> [Work to be completed] Without including any pictures, write out the listing below exactly.

> [Data segment]
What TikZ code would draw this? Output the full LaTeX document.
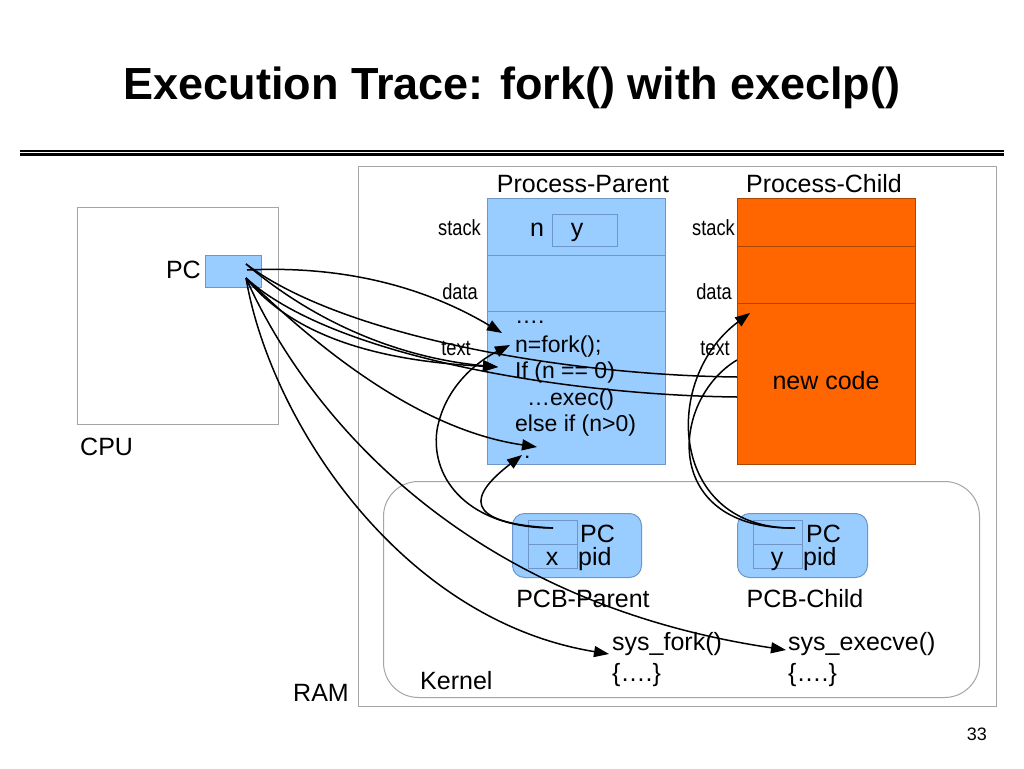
\documentclass[tikz,border=0pt]{standalone}
\usepackage{fontspec}
\setmainfont{Liberation Sans}
\usetikzlibrary{arrows.meta}
\definecolor{lblue}{RGB}{153,204,255}
\definecolor{bedge}{RGB}{110,150,200}
\definecolor{orng}{RGB}{255,102,0}
\definecolor{oedge}{RGB}{170,70,0}
\definecolor{gedge}{RGB}{165,165,165}
\newcommand{\narrowlbl}[1]{\scalebox{0.83}[1]{#1}}
\begin{document}
\begin{tikzpicture}[x=1pt,y=-1pt,
 txt/.style={inner sep=0pt, font=\fontsize{25}{30}\selectfont},
 codetxt/.style={inner sep=0pt, font=\fontsize{23}{28}\selectfont, anchor=base west},
 smalltxt/.style={inner sep=0pt, font=\fontsize{22}{26}\selectfont, anchor=base east},
 grayframe/.style={draw=gedge, line width=1pt, inner sep=0pt, anchor=north west},
 pbox/.style={draw=bedge, fill=lblue, line width=1pt, inner sep=0pt, anchor=north west},
 cbox/.style={draw=oedge, fill=orng, line width=1pt, inner sep=0pt, anchor=north west},
 flow/.style={draw=black, line width=1.5pt, -{Triangle[length=15pt,width=11pt]}},
 wire/.style={draw=black, line width=1.5pt},
]
\useasboundingbox (0,0) rectangle (1024,768);
\fill[white] (0,0) rectangle (1024,768);

% title and rule
\node[inner sep=0pt, anchor=base, font=\fontsize{45}{54}\selectfont\bfseries] (title) at (512,99) {Execution Trace: fork() with execlp()};
\draw[line width=1.2pt] (20,151) -- (1004,151);
\draw[line width=2.2pt] (20,154.5) -- (1004,154.5);

% frames
\node[grayframe, minimum width=201pt, minimum height=217pt] (cpu) at (77,207) {};
\node[grayframe, minimum width=638pt, minimum height=540pt] (ram) at (358,166) {};
\node[grayframe, rounded corners=35pt, minimum width=596pt, minimum height=216pt] (kernel) at (383,481) {};
\node[txt, anchor=base west] (cpul) at (80,455) {CPU};
\node[txt, anchor=base west] (raml) at (293,701) {RAM};
\node[txt, anchor=base west] (kernl) at (420,689) {Kernel};

% CPU PC
\node[pbox, minimum width=56pt, minimum height=32pt] (pc) at (205,255) {};
\node[txt, anchor=base east] (pclbl) at (201,278) {PC};

% parent process
\node[txt, anchor=base] (ppl) at (583,192) {Process-Parent};
\node[pbox, minimum width=178pt, minimum height=266pt] (parent) at (487,198) {};
\draw[draw=bedge, line width=1pt] (487,255) -- (665,255);
\draw[draw=bedge, line width=1pt] (487,311) -- (665,311);
\node[txt, anchor=base west] (nvar) at (530,236) {n};
\node[draw=bedge, line width=1pt, inner sep=0pt, anchor=north west, minimum width=65pt, minimum height=32pt] (nbox) at (552,214) {};
\node[txt, anchor=base] (nval) at (577,236) {y};
\node[smalltxt] (pstack) at (481,235) {\narrowlbl{stack}};
\node[smalltxt] (pdata) at (478,299) {\narrowlbl{data}};
\node[smalltxt] (ptext) at (471,355) {\narrowlbl{text}};
\node[codetxt] (c1) at (515,323) {….};
\node[codetxt] (c2) at (515,352) {n=fork();};
\node[codetxt] (c3) at (515,378) {If (n == 0)};
\node[codetxt] (c4) at (527,405) {…exec()};
\node[codetxt] (c5) at (515,431) {else if (n>0)};
\node[codetxt] (c6) at (524,458) {:};

% child process
\node[txt, anchor=base] (pcl) at (824,192) {Process-Child};
\node[cbox, minimum width=178pt, minimum height=266pt] (child) at (737,198) {};
\draw[draw=oedge, line width=1pt] (737,246) -- (915,246);
\draw[draw=oedge, line width=1pt] (737,303) -- (915,303);
\node[txt, anchor=base] (newc) at (826,389) {new code};
\node[smalltxt] (cstack) at (735,235) {\narrowlbl{stack}};
\node[smalltxt] (cdata) at (732,299) {\narrowlbl{data}};
\node[smalltxt] (ctext) at (730,355) {\narrowlbl{text}};

% PCBs
\node[pbox, rounded corners=12pt, minimum width=129pt, minimum height=64pt] (pcbp) at (512,513) {};
\draw[draw=bedge, line width=1pt] (528,520) rectangle (577,568);
\draw[draw=bedge, line width=1pt] (528,544) -- (577,544);
\node[txt, anchor=base] (pcbpx) at (552,565) {x};
\node[txt, anchor=base west] (pcbppc) at (580,542) {PC};
\node[txt, anchor=base west] (pcbppid) at (578,565) {pid};
\node[txt, anchor=base] (pcbpl) at (583,607) {PCB-Parent};

\node[pbox, rounded corners=12pt, minimum width=130pt, minimum height=64pt] (pcbc) at (737,513) {};
\draw[draw=bedge, line width=1pt] (753,520) rectangle (802,568);
\draw[draw=bedge, line width=1pt] (753,544) -- (802,544);
\node[txt, anchor=base] (pcbcy) at (777,565) {y};
\node[txt, anchor=base west] (pcbcpc) at (806,542) {PC};
\node[txt, anchor=base west] (pcbcpid) at (803,565) {pid};
\node[txt, anchor=base] (pcbcl) at (805,607) {PCB-Child};

% kernel code
\node[txt, anchor=base west] (sf) at (612,650) {sys\_fork()};
\node[txt, anchor=base west] (sfb) at (612,681) {\{….\}};
\node[txt, anchor=base west] (se) at (788,650) {sys\_execve()};
\node[txt, anchor=base west] (seb) at (788,681) {\{….\}};

\node[inner sep=0pt, anchor=base east, font=\fontsize{18}{22}\selectfont] (pgno) at (987,740) {33};

% connector end points
\coordinate (pcA) at (247,270);
\coordinate (pcB) at (246,264);
\coordinate (pcC) at (246,278);
\coordinate (tFork) at (502,333);
\coordinate (tIf) at (498,367);
\coordinate (tNew1) at (737,377);
\coordinate (tNew2) at (737,397);
\coordinate (tElse) at (537,447);
\coordinate (tSysF) at (609,654);
\coordinate (tSysE) at (786,650);
\coordinate (pPC) at (553,528);
\coordinate (tFork2) at (510,345);
\coordinate (tElse2) at (522,455);
\coordinate (cPC) at (795,528);
\coordinate (tChild) at (750,313);
\coordinate (tChildE) at (737,360);

% connectors from CPU PC
\draw[flow] (pcA) .. controls (350,265) and (430,290) .. (tFork);
\draw[flow] (pcB) .. controls (330,335) and (420,360) .. (tIf);
\draw[flow] (pcC) .. controls (300,345) and (400,362) .. (tIf);
\draw[wire] (pcB) .. controls (340,335) and (560,375) .. (tNew1);
\draw[wire] (pcC) .. controls (330,355) and (560,395) .. (tNew2);
\draw[flow] (pcC) .. controls (320,350) and (420,430) .. (tElse);
\draw[flow] (pcC) .. controls (270,420) and (400,620) .. (tSysF);
\draw[flow] (pcC) .. controls (300,400) and (450,600) .. (tSysE);

% connectors from PCB-Parent
\draw[flow] (pPC) .. controls (470,528) and (430,480) .. (437,430) .. controls (445,385) and (480,360) .. (tFork2);
\draw[flow] (pPC) .. controls (460,523) and (470,495) .. (tElse2);

% connectors from PCB-Child
\draw[flow] (cPC) .. controls (670,530) and (660,380) .. (tChild);
\draw[wire] (cPC) .. controls (660,530) and (670,400) .. (tChildE);
\end{tikzpicture}
\end{document}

> [Exercise response]
What TikZ code would draw this? Output the full LaTeX document.
\documentclass[tikz,border=0pt]{standalone}
\usepackage{fontspec}
\setmainfont{Liberation Sans}
\usetikzlibrary{arrows.meta}
\definecolor{lblue}{RGB}{153,204,255}
\definecolor{bedge}{RGB}{110,150,200}
\definecolor{orng}{RGB}{255,102,0}
\definecolor{oedge}{RGB}{170,70,0}
\definecolor{gedge}{RGB}{165,165,165}
\newcommand{\narrowlbl}[1]{\scalebox{0.83}[1]{#1}}
\begin{document}
\begin{tikzpicture}[x=1pt,y=-1pt,
 txt/.style={inner sep=0pt, font=\fontsize{25}{30}\selectfont},
 codetxt/.style={inner sep=0pt, font=\fontsize{23}{28}\selectfont, anchor=base west},
 smalltxt/.style={inner sep=0pt, font=\fontsize{22}{26}\selectfont, anchor=base east},
 grayframe/.style={draw=gedge, line width=1pt, inner sep=0pt, anchor=north west},
 pbox/.style={draw=bedge, fill=lblue, line width=1pt, inner sep=0pt, anchor=north west},
 cbox/.style={draw=oedge, fill=orng, line width=1pt, inner sep=0pt, anchor=north west},
 flow/.style={draw=black, line width=1.5pt, -{Triangle[length=15pt,width=11pt]}},
 wire/.style={draw=black, line width=1.5pt},
]
\useasboundingbox (0,0) rectangle (1024,768);
\fill[white] (0,0) rectangle (1024,768);

% title and rule
\node[inner sep=0pt, anchor=base, font=\fontsize{45}{54}\selectfont\bfseries] (title) at (512,99) {Execution Trace: fork() with execlp()};
\draw[line width=1.2pt] (20,151) -- (1004,151);
\draw[line width=2.2pt] (20,154.5) -- (1004,154.5);

% frames
\node[grayframe, minimum width=201pt, minimum height=217pt] (cpu) at (77,207) {};
\node[grayframe, minimum width=638pt, minimum height=540pt] (ram) at (358,166) {};
\node[grayframe, rounded corners=35pt, minimum width=596pt, minimum height=216pt] (kernel) at (383,481) {};
\node[txt, anchor=base west] (cpul) at (80,455) {CPU};
\node[txt, anchor=base west] (raml) at (293,701) {RAM};
\node[txt, anchor=base west] (kernl) at (420,689) {Kernel};

% CPU PC
\node[pbox, minimum width=56pt, minimum height=32pt] (pc) at (205,255) {};
\node[txt, anchor=base east] (pclbl) at (201,278) {PC};

% parent process
\node[txt, anchor=base] (ppl) at (583,192) {Process-Parent};
\node[pbox, minimum width=178pt, minimum height=266pt] (parent) at (487,198) {};
\draw[draw=bedge, line width=1pt] (487,255) -- (665,255);
\draw[draw=bedge, line width=1pt] (487,311) -- (665,311);
\node[txt, anchor=base west] (nvar) at (530,236) {n};
\node[draw=bedge, line width=1pt, inner sep=0pt, anchor=north west, minimum width=65pt, minimum height=32pt] (nbox) at (552,214) {};
\node[txt, anchor=base] (nval) at (577,236) {y};
\node[smalltxt] (pstack) at (481,235) {\narrowlbl{stack}};
\node[smalltxt] (pdata) at (478,299) {\narrowlbl{data}};
\node[smalltxt] (ptext) at (471,355) {\narrowlbl{text}};
\node[codetxt] (c1) at (515,323) {….};
\node[codetxt] (c2) at (515,352) {n=fork();};
\node[codetxt] (c3) at (515,378) {If (n == 0)};
\node[codetxt] (c4) at (527,405) {…exec()};
\node[codetxt] (c5) at (515,431) {else if (n>0)};
\node[codetxt] (c6) at (524,458) {:};

% child process
\node[txt, anchor=base] (pcl) at (824,192) {Process-Child};
\node[cbox, minimum width=178pt, minimum height=266pt] (child) at (737,198) {};
\draw[draw=oedge, line width=1pt] (737,246) -- (915,246);
\draw[draw=oedge, line width=1pt] (737,303) -- (915,303);
\node[txt, anchor=base] (newc) at (826,389) {new code};
\node[smalltxt] (cstack) at (735,235) {\narrowlbl{stack}};
\node[smalltxt] (cdata) at (732,299) {\narrowlbl{data}};
\node[smalltxt] (ctext) at (730,355) {\narrowlbl{text}};

% PCBs
\node[pbox, rounded corners=12pt, minimum width=129pt, minimum height=64pt] (pcbp) at (512,513) {};
\draw[draw=bedge, line width=1pt] (528,520) rectangle (577,568);
\draw[draw=bedge, line width=1pt] (528,544) -- (577,544);
\node[txt, anchor=base] (pcbpx) at (552,565) {x};
\node[txt, anchor=base west] (pcbppc) at (580,542) {PC};
\node[txt, anchor=base west] (pcbppid) at (578,565) {pid};
\node[txt, anchor=base] (pcbpl) at (583,607) {PCB-Parent};

\node[pbox, rounded corners=12pt, minimum width=130pt, minimum height=64pt] (pcbc) at (737,513) {};
\draw[draw=bedge, line width=1pt] (753,520) rectangle (802,568);
\draw[draw=bedge, line width=1pt] (753,544) -- (802,544);
\node[txt, anchor=base] (pcbcy) at (777,565) {y};
\node[txt, anchor=base west] (pcbcpc) at (806,542) {PC};
\node[txt, anchor=base west] (pcbcpid) at (803,565) {pid};
\node[txt, anchor=base] (pcbcl) at (805,607) {PCB-Child};

% kernel code
\node[txt, anchor=base west] (sf) at (612,650) {sys\_fork()};
\node[txt, anchor=base west] (sfb) at (612,681) {\{….\}};
\node[txt, anchor=base west] (se) at (788,650) {sys\_execve()};
\node[txt, anchor=base west] (seb) at (788,681) {\{….\}};

\node[inner sep=0pt, anchor=base east, font=\fontsize{18}{22}\selectfont] (pgno) at (987,740) {33};

% connector end points
\coordinate (pcA) at (247,270);
\coordinate (pcB) at (246,264);
\coordinate (pcC) at (246,278);
\coordinate (tFork) at (502,333);
\coordinate (tIf) at (498,367);
\coordinate (tNew1) at (737,377);
\coordinate (tNew2) at (737,397);
\coordinate (tElse) at (537,447);
\coordinate (tSysF) at (609,654);
\coordinate (tSysE) at (786,650);
\coordinate (pPC) at (553,528);
\coordinate (tFork2) at (510,345);
\coordinate (tElse2) at (522,455);
\coordinate (cPC) at (795,528);
\coordinate (tChild) at (750,313);
\coordinate (tChildE) at (737,360);

% connectors from CPU PC
\draw[flow] (pcA) .. controls (350,265) and (430,290) .. (tFork);
\draw[flow] (pcB) .. controls (330,335) and (420,360) .. (tIf);
\draw[flow] (pcC) .. controls (300,345) and (400,362) .. (tIf);
\draw[wire] (pcB) .. controls (340,335) and (560,375) .. (tNew1);
\draw[wire] (pcC) .. controls (330,355) and (560,395) .. (tNew2);
\draw[flow] (pcC) .. controls (320,350) and (420,430) .. (tElse);
\draw[flow] (pcC) .. controls (270,420) and (400,620) .. (tSysF);
\draw[flow] (pcC) .. controls (300,400) and (450,600) .. (tSysE);

% connectors from PCB-Parent
\draw[flow] (pPC) .. controls (470,528) and (430,480) .. (437,430) .. controls (445,385) and (480,360) .. (tFork2);
\draw[flow] (pPC) .. controls (460,523) and (470,495) .. (tElse2);

% connectors from PCB-Child
\draw[flow] (cPC) .. controls (670,530) and (660,380) .. (tChild);
\draw[wire] (cPC) .. controls (660,530) and (670,400) .. (tChildE);
\end{tikzpicture}
\end{document}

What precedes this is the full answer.